— START —

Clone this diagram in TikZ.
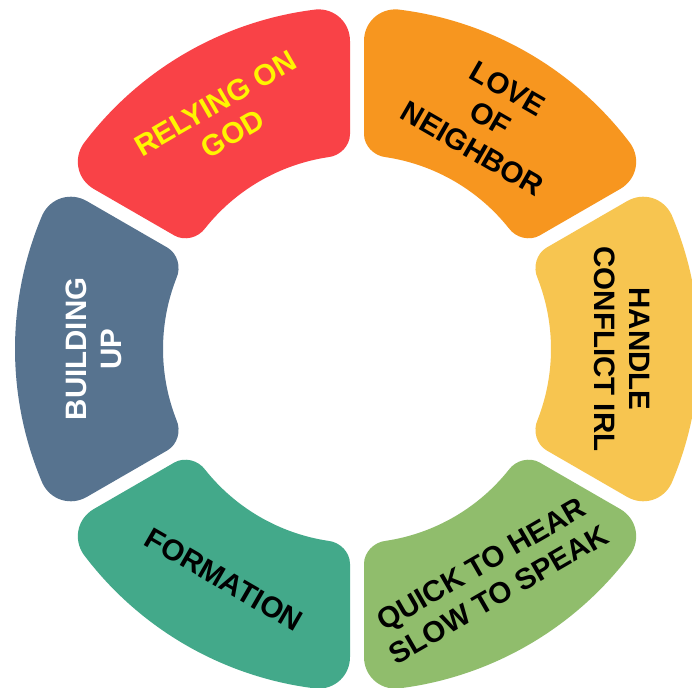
\documentclass[tikz,border=0pt]{standalone}
\usepackage{fontspec}
\setmainfont{Liberation Sans}
\usetikzlibrary{calc}
\definecolor{cred}{HTML}{F94247}
\definecolor{corange}{HTML}{F7961F}
\definecolor{cyellow}{HTML}{F7C550}
\definecolor{cgreen}{HTML}{90BD6C}
\definecolor{cteal}{HTML}{43A98A}
\definecolor{cblue}{HTML}{57738F}
\definecolor{tyellow}{HTML}{FFF500}
\newcommand\ringseg[2]{%
\begin{scope}[rotate=#1]
\coordinate (oa1) at (-23.131:342pt);
\coordinate (oa2) at (23.131:342pt);
\coordinate (oc2) at (28.827:342pt);
\coordinate (oe2) at (28.698:308.008pt);
\coordinate (ie2) at (28.134:214.987pt);
\coordinate (ic2) at (27.921:194pt);
\coordinate (ia2) at (21.390:194pt);
\coordinate (ia1) at (-21.390:194pt);
\coordinate (ic1) at (-27.921:194pt);
\coordinate (ie1) at (-28.134:214.987pt);
\coordinate (oe1) at (-28.698:308.008pt);
\coordinate (oc1) at (-28.827:342pt);
\fill[#2] (oa1) arc[start angle=-23.131,end angle=23.131,radius=342pt]
 .. controls ($(oa2)!0.55!(oc2)$) and ($(oe2)!0.55!(oc2)$) .. (oe2)
 -- (ie2)
 .. controls ($(ie2)!0.55!(ic2)$) and ($(ia2)!0.55!(ic2)$) .. (ia2)
 arc[start angle=21.390,end angle=-21.390,radius=194pt]
 .. controls ($(ia1)!0.55!(ic1)$) and ($(ie1)!0.55!(ic1)$) .. (ie1)
 -- (oe1)
 .. controls ($(oe1)!0.55!(oc1)$) and ($(oa1)!0.55!(oc1)$) .. (oa1) -- cycle;
\end{scope}}
\tikzset{lbl/.style={font=\fontsize{29.5}{35}\selectfont\bfseries, align=center, inner sep=0pt}}
\begin{document}
\begin{tikzpicture}
\useasboundingbox[fill=white] (-357pt,-338pt) rectangle (335pt,349pt);
\ringseg{120}{cred}
\ringseg{60}{corange}
\ringseg{0}{cyellow}
\ringseg{-60}{cgreen}
\ringseg{-120}{cteal}
\ringseg{180}{cblue}
\node[lbl, text=tyellow, rotate=30] (rely) at (120:266pt) {RELYING ON\\GOD};
\node[lbl, text=black, rotate=-30] (love) at (60:266pt) {LOVE\\OF\\NEIGHBOR};
\node[lbl, text=black, rotate=-90] (handle) at (0:265pt) {HANDLE\\CONFLICT IRL};
\node[lbl, text=black, rotate=30] (quick) at (-60:266pt) {QUICK TO HEAR\\SLOW TO SPEAK};
\node[lbl, text=black, rotate=-30] (form) at (-120:266pt) {FORMATION};
\node[lbl, text=white, rotate=90] (build) at (180:263pt) {BUILDING\\UP};
\end{tikzpicture}
\end{document}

— END —

**DIRECTIONS FOR THIS TASK:** Write out each line of the data exactly; the images should be left out.

**ANSWER:**
Clone this diagram in TikZ.
\documentclass[tikz,border=0pt]{standalone}
\usepackage{fontspec}
\setmainfont{Liberation Sans}
\usetikzlibrary{calc}
\definecolor{cred}{HTML}{F94247}
\definecolor{corange}{HTML}{F7961F}
\definecolor{cyellow}{HTML}{F7C550}
\definecolor{cgreen}{HTML}{90BD6C}
\definecolor{cteal}{HTML}{43A98A}
\definecolor{cblue}{HTML}{57738F}
\definecolor{tyellow}{HTML}{FFF500}
\newcommand\ringseg[2]{%
\begin{scope}[rotate=#1]
\coordinate (oa1) at (-23.131:342pt);
\coordinate (oa2) at (23.131:342pt);
\coordinate (oc2) at (28.827:342pt);
\coordinate (oe2) at (28.698:308.008pt);
\coordinate (ie2) at (28.134:214.987pt);
\coordinate (ic2) at (27.921:194pt);
\coordinate (ia2) at (21.390:194pt);
\coordinate (ia1) at (-21.390:194pt);
\coordinate (ic1) at (-27.921:194pt);
\coordinate (ie1) at (-28.134:214.987pt);
\coordinate (oe1) at (-28.698:308.008pt);
\coordinate (oc1) at (-28.827:342pt);
\fill[#2] (oa1) arc[start angle=-23.131,end angle=23.131,radius=342pt]
 .. controls ($(oa2)!0.55!(oc2)$) and ($(oe2)!0.55!(oc2)$) .. (oe2)
 -- (ie2)
 .. controls ($(ie2)!0.55!(ic2)$) and ($(ia2)!0.55!(ic2)$) .. (ia2)
 arc[start angle=21.390,end angle=-21.390,radius=194pt]
 .. controls ($(ia1)!0.55!(ic1)$) and ($(ie1)!0.55!(ic1)$) .. (ie1)
 -- (oe1)
 .. controls ($(oe1)!0.55!(oc1)$) and ($(oa1)!0.55!(oc1)$) .. (oa1) -- cycle;
\end{scope}}
\tikzset{lbl/.style={font=\fontsize{29.5}{35}\selectfont\bfseries, align=center, inner sep=0pt}}
\begin{document}
\begin{tikzpicture}
\useasboundingbox[fill=white] (-357pt,-338pt) rectangle (335pt,349pt);
\ringseg{120}{cred}
\ringseg{60}{corange}
\ringseg{0}{cyellow}
\ringseg{-60}{cgreen}
\ringseg{-120}{cteal}
\ringseg{180}{cblue}
\node[lbl, text=tyellow, rotate=30] (rely) at (120:266pt) {RELYING ON\\GOD};
\node[lbl, text=black, rotate=-30] (love) at (60:266pt) {LOVE\\OF\\NEIGHBOR};
\node[lbl, text=black, rotate=-90] (handle) at (0:265pt) {HANDLE\\CONFLICT IRL};
\node[lbl, text=black, rotate=30] (quick) at (-60:266pt) {QUICK TO HEAR\\SLOW TO SPEAK};
\node[lbl, text=black, rotate=-30] (form) at (-120:266pt) {FORMATION};
\node[lbl, text=white, rotate=90] (build) at (180:263pt) {BUILDING\\UP};
\end{tikzpicture}
\end{document}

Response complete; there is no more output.